Turning signal integrity simulation inside out

Turning signal integrity simulation inside out

DesignCon is the premier conference on high-speed electronics at the chip, package and system level. Held annually in the heart of Silicon Valley, it brings together top design engineers, researchers and industry executives who drive the frontier of electronics. At the conference Dr. Zoltan Cendes, the founder of Ansoft Corporation (acquired by ANSYS in 2008) and a Life Fellow of IEEE, delivered a keynote presentation on how signal integrity (SI) simulation has been turned inside out with electromagnetic (EM) field simulation.

Inside Out So what does it mean to turn signal integrity simulation inside out? Modern simulation has physics-based solvers in the foreground supported by circuit and system simulation rather than the other way around. All electronic design is fundamentally based on Maxwell’s equations, so naturally the most rigorous way to deliver accurate simulation of high-performance systems is to solve those equations directly. In the past, electronics were not dense enough or fast enough to require solutions of the fully coupled Maxwell equations (what we call “full-wave” field solutions), nor did we have the computers able to solve these giant problems. Traditional electronic design validation relied mainly on circuit simulators like SPICE. Only isolated portions of the design were modelled using electromagnetics. Electrical parasitics were typically extracted using approximate, quasi-static table look-up methods. We worked with circuit simulation, quasi-static solutions and hybrid methods for signal integrity design.

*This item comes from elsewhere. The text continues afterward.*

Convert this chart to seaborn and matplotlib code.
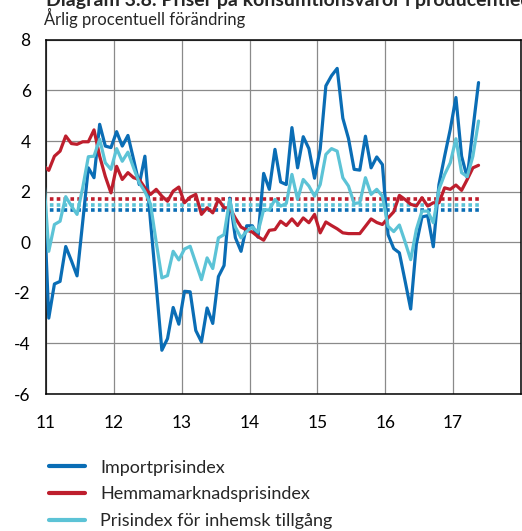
"""Diagram: priser på konsumtionsvaror i producentled, årlig procentuell förändring."""

import matplotlib

matplotlib.use("Agg")
import matplotlib.pyplot as plt
import numpy as np
import pandas as pd
import seaborn as sns

# monthly observations, Dec 2010 .. May 2017 (Dec 2010 only feeds the clipped first segment)
months = pd.date_range("2010-12-01", "2017-05-01", freq="MS")

importpris = [
    2.4,
    -3.0, -1.65, -1.55, -0.17, -0.73, -1.33, 0.8, 2.94, 2.55, 4.66, 3.8, 3.74,
    4.37, 3.8, 4.22, 3.27, 2.28, 3.4, 0.8, -1.7, -4.27, -3.81, -2.58, -3.24,
    -1.94, -1.96, -3.49, -3.94, -2.6, -3.21, -1.36, -0.92, 1.74, 0.18, -0.36, 0.65,
    0.65, 0.2, 2.72, 2.09, 3.67, 2.38, 2.28, 4.53, 2.94, 4.17, 3.7, 2.53,
    3.68, 6.18, 6.58, 6.87, 4.9, 4.1, 2.88, 2.85, 4.19, 2.94, 3.37, 3.07,
    0.3, -0.25, -0.42, -1.52, -2.64, -0.08, 1.0, 1.05, -0.18, 2.28, 3.4, 4.46,
    5.72, 3.4, 2.55, 4.46, 6.31,
]
hemmamarknad = [
    3.04,
    2.84, 3.4, 3.6, 4.2, 3.9, 3.87, 3.97, 3.97, 4.44, 3.4, 2.6, 1.95,
    3.0, 2.48, 2.75, 2.55, 2.48, 2.15, 1.89, 2.09, 1.82, 1.62, 2.02, 2.18,
    1.56, 1.78, 1.89, 1.1, 1.36, 1.16, 1.69, 1.36, 1.36, 0.95, 0.6, 0.48,
    0.4, 0.22, 0.08, 0.47, 0.5, 0.83, 0.66, 0.92, 0.66, 0.96, 0.77, 1.1,
    0.37, 0.8, 0.66, 0.53, 0.37, 0.34, 0.34, 0.34, 0.63, 0.92, 0.78, 0.7,
    0.96, 1.2, 1.85, 1.69, 1.5, 1.43, 1.76, 1.43, 1.56, 1.56, 2.15, 2.09,
    2.26, 2.05, 2.48, 2.94, 3.04,
]
inhemsk_tillgang = [
    2.96,
    -0.36, 0.7, 0.83, 1.8, 1.43, 1.1, 2.15, 3.38, 3.4, 4.07, 3.14, 2.88,
    3.7, 3.2, 3.56, 2.94, 2.35, 2.0, 1.5, 0.0, -1.41, -1.32, -0.36, -0.7,
    -0.27, -0.16, -0.82, -1.48, -0.62, -1.04, 0.17, 0.3, 1.69, 0.6, 0.17, 0.43,
    0.6, 0.4, 1.29, 1.27, 1.69, 1.43, 1.53, 2.68, 1.69, 2.48, 2.22, 1.82,
    2.28, 3.47, 3.7, 3.6, 2.55, 2.22, 1.53, 1.56, 2.55, 1.89, 2.09, 1.82,
    0.63, 0.42, 0.68, 0.02, -0.69, 0.5, 1.23, 1.23, 0.77, 2.09, 2.68, 3.14,
    4.09, 2.75, 2.59, 3.4, 4.79,
]

# period averages (dotted lines)
medel = {"Hemmamarknadsprisindex": 1.72, "Prisindex för inhemsk tillgång": 1.47, "Importprisindex": 1.28}

series_names = ["Importprisindex", "Hemmamarknadsprisindex", "Prisindex för inhemsk tillgång"]
colors = {
    "Importprisindex": "#0A6DB5",
    "Hemmamarknadsprisindex": "#BE1E2D",
    "Prisindex för inhemsk tillgång": "#5CC3D6",
}
year_ticks = [2011, 2012, 2013, 2014, 2015, 2016, 2017]
year_labels = ["11", "12", "13", "14", "15", "16", "17"]


def main() -> None:
    sns.set_theme(style="white")
    plt.rcParams["font.family"] = ["Lato", "DejaVu Sans"]

    t = months.year + (months.month - 0.5) / 12
    df = pd.DataFrame(
        {
            "t": np.tile(t, 3),
            "serie": np.repeat(series_names, len(months)),
            "varde": importpris + hemmamarknad + inhemsk_tillgang,
        }
    )

    fig = plt.figure(figsize=(5.22, 5.31), dpi=100)
    ax = fig.add_axes([0.088, 0.258, 0.91, 0.667])

    # average lines, drawn first so the series sit on top
    for name in ["Importprisindex", "Prisindex för inhemsk tillgång", "Hemmamarknadsprisindex"]:
        ax.plot([t[0], t[-1]], [medel[name], medel[name]], color=colors[name], lw=2.6,
                linestyle=(0, (1, 0.9)), solid_capstyle="butt", zorder=2)

    sns.lineplot(data=df, x="t", y="varde", hue="serie", hue_order=series_names,
                 palette=colors, linewidth=2.3, ax=ax, legend=False, zorder=3)

    ax.set_xlim(2011, 2018)
    ax.set_ylim(-6, 8)
    ax.set_xticks(year_ticks + [2018])
    ax.set_xticklabels(year_labels + [""])
    ax.set_yticks(range(-6, 9, 2))
    ax.set_yticklabels([str(v) for v in range(-6, 9, 2)])
    ax.grid(True, color="#8a8a8a", lw=0.9)
    ax.set_axisbelow(True)
    ax.tick_params(axis="both", length=0, labelsize=12.5, colors="black")
    ax.tick_params(axis="x", pad=15)
    ax.tick_params(axis="y", pad=11)
    ax.set_xlabel("")
    ax.set_ylabel("")
    for spine in ax.spines.values():
        spine.set_color("black")
        spine.set_linewidth(1.1)

    fig.text(0.088, 1.0 - 6 / 531, "Diagram 3.8. Priser på konsumtionsvaror i producentled",
             fontsize=14, fontweight="bold", va="baseline", ha="left")
    fig.text(0.085, 1.0 - 18 / 531, "Årlig procentuell förändring", fontsize=12, va="center", ha="left")

    handles = [plt.Line2D([], [], color=colors[n], lw=3) for n in series_names]
    fig.legend(handles, series_names, loc="upper left", bbox_to_anchor=(0.08, 0.148),
               frameon=False, fontsize=13, handlelength=2.0, handletextpad=0.85,
               labelspacing=0.6, borderaxespad=0)

    fig.savefig("out.png", dpi=100)
    plt.close(fig)


if __name__ == "__main__":
    main()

Electromagnetic simulation has now evolved to the point where entire electronic systems can be simulated from a layout. Advanced numerical methods, high-performance computing and new technologies that automate the handling of massive EDA data sets have enabled this transformation. It is even possible to couple the electromagnetic analysis with multiphysics simulations, so that designers can evaluate the impact of thermal and mechanical stress effects.